Monday, July 14, 2008

Moratorium opprobrium

President Bush announced today in a Rose Garden press conference that he was revoking the presidential moratorium on offshore drilling.

The moratorium, originally enacted by his father, is not the only ban on offshore drilling. A congressional ban is also in place. Lifting the ban is largely a political move to place pressure on Democrats and presumably an intended boon to Sen. McCain, a new proponent of offshore drilling.
So what will the removal do? In short, nothing. Democrats won't lift the ban, despite record gas prices. And even if a bipartisan coalition did manage to allow new drilling, the oil would not hit the market for at least 5 years - little consolation to the present crisis.
Increases in oil production (whether from tar sands in Canada, protected land in ANWR, or increased Saudi output) will do nothing, regardless of how big the finds are, until new refineries are built. Oil producing states such as Nigeria, Iran, and soon Iraq are forced to export their crude to refineries to make gasoline. The world's top five refineries are in Venezuela, South Korea, Singapore, and India.
The removal of the ban, like McCain's plan to subsidize nuclear energy, is fiscally irresponsible and short-sighted. Increased drilling does nothing without more refineries but the plants take too long, are too expensive, and face far too much public opposition to relieve any current pressures on oil production and prices.

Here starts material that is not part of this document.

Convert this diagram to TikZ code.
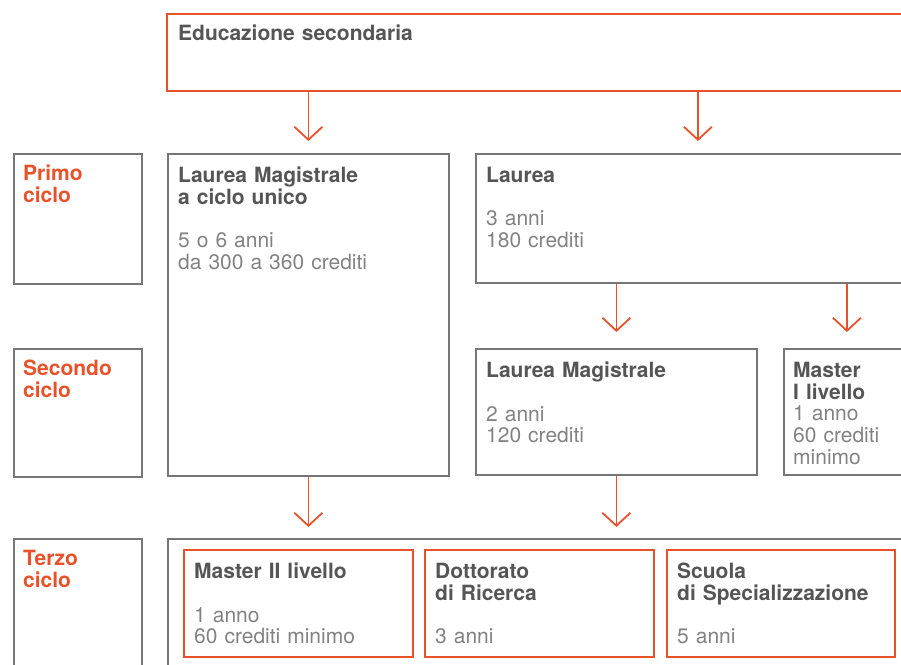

Do we really want or need energy policy that will tie us to oil for another 15 years?

2 comments:

tomas said...

What's wrong with nuclear power? Not arguing . . . just asking.

Nicholas Lembo said...

I don't think there is anything inherently wrong with nuclear energy just the way candidates are proposing to support it. Large government subsidies will probably stifle competition and lend themselves to lax regulation for nuclear companies since clean-up and containment are expensive and long processes.